Why does the Foreman crash during the planning stages of a query?

Question asked by futuredriller on Nov 29, 2017
Hello All,


I'm putting Microstrategy on top of zookeeper that's pointed to a drill cluster.  The query Microstrategy creates is pretty long, but I've been able to successfully execute them.  However, something that used to execute, now does not.  The query gets assigned a foreman, goes into planning, and then just disappears rendering the foreman unusable and dropped from the zookeeper quorum.  (The quorum is a small machine.  Not sure if that's a problem.)


I run the same query, on my laptop (embedded mode), pointing to the same datasource, which happens to be S3, and although it takes 5 minutes, I get a query plan it starts executing.

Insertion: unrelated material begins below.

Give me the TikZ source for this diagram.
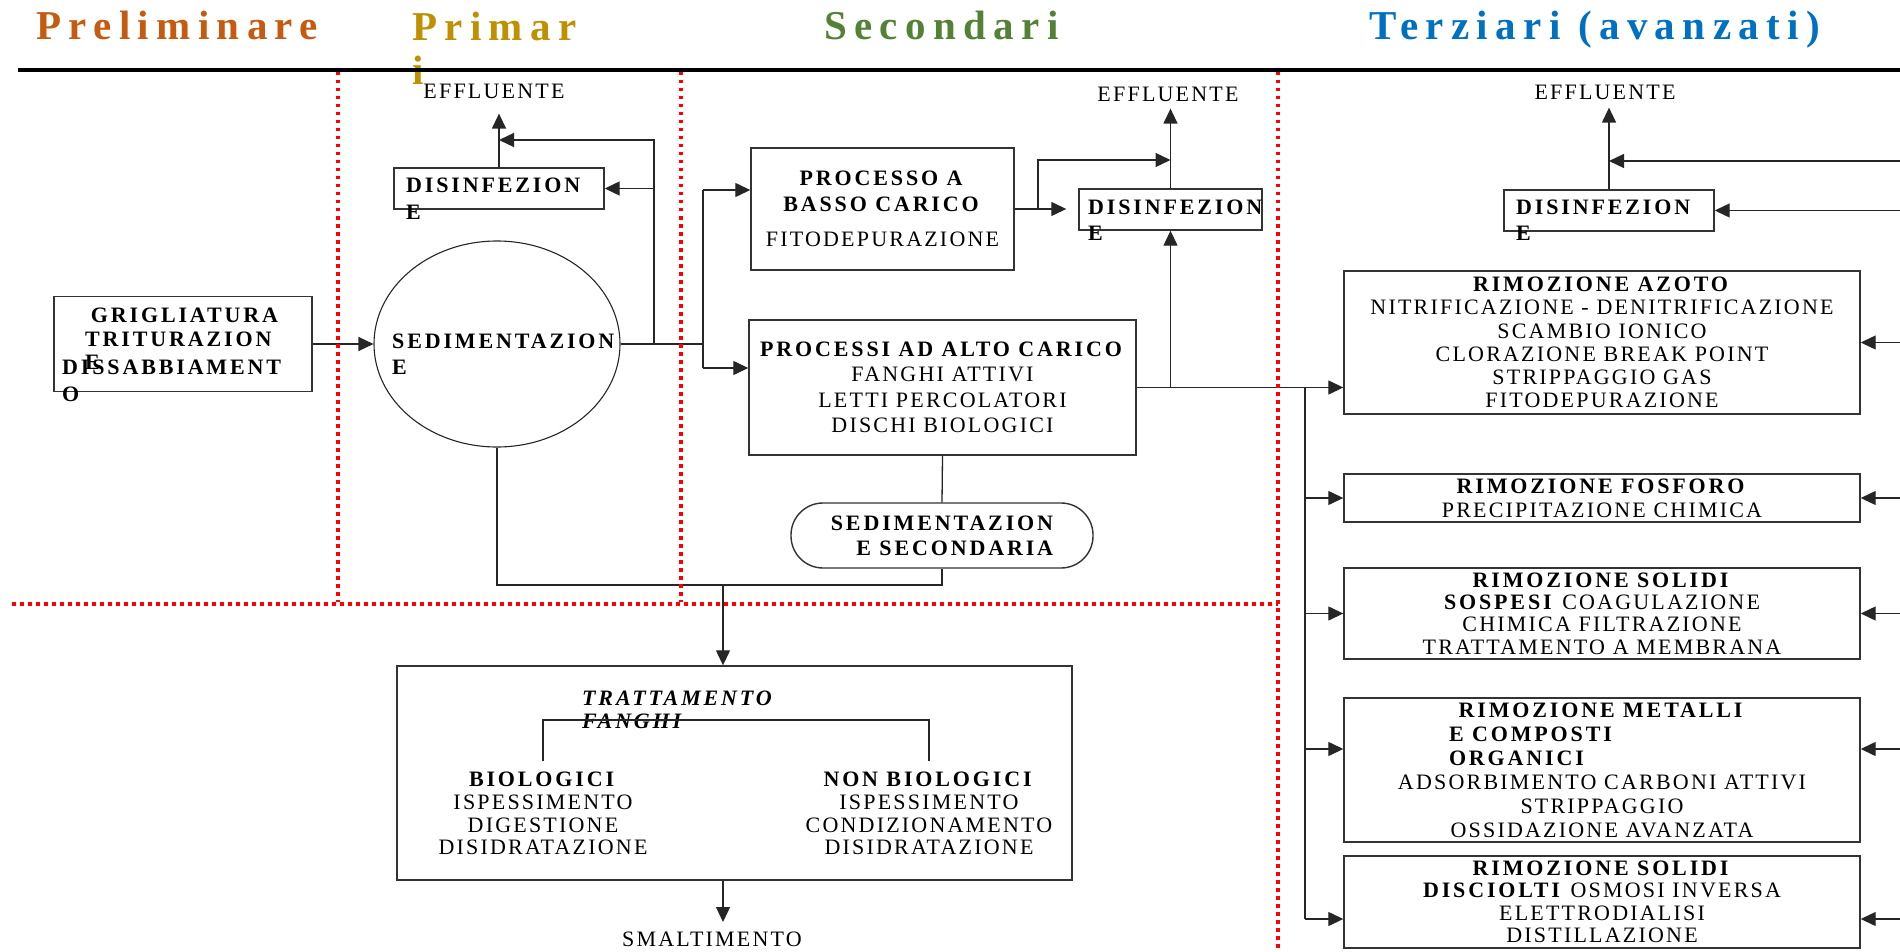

This is what I've tried so far in addition to some settings on a machine that has 36 cores and 72 GB of memory:

1.  I've used the DRILL HEAP (13GB) and DRILL_MAX_DIRECT_MEMORY (51GB) formulas based on the hardware of the bit.

2.  I've set the S3 max connection limit to 10,000 to outrun the connection pooling error.

3.  planner.memory.max_query_memory_per_node (31 GB) is set to specification for low concurrency.

4.  planner.width.max_per_node (20) is set to specification for low concurrency.

5.  All files in S3 are parquet with the meta file with the FACT table partitioned by date.  (5 billion + rows)

6.  I set planner.in_subquery_threshold = 100 so I get partition elimination on larger IN clauses.

7.  Because of point 6, I increased the planner.memory_limit to 512 and then 1 GB without success.

8.  I jconsoled the foreman being used and watched the heap memory go real near the upper limit of the memory available.  (Running out of memory in planning???)

9.  I do not have access to the log b/c the foreman drops out of the quorum after about 7 minutes.


I think it's odd that my laptop running embedded was able to obtain a plan, but a 6 machine cluster running 36 cores and 72 GBs each was not able too.  Any guidance would be awesome!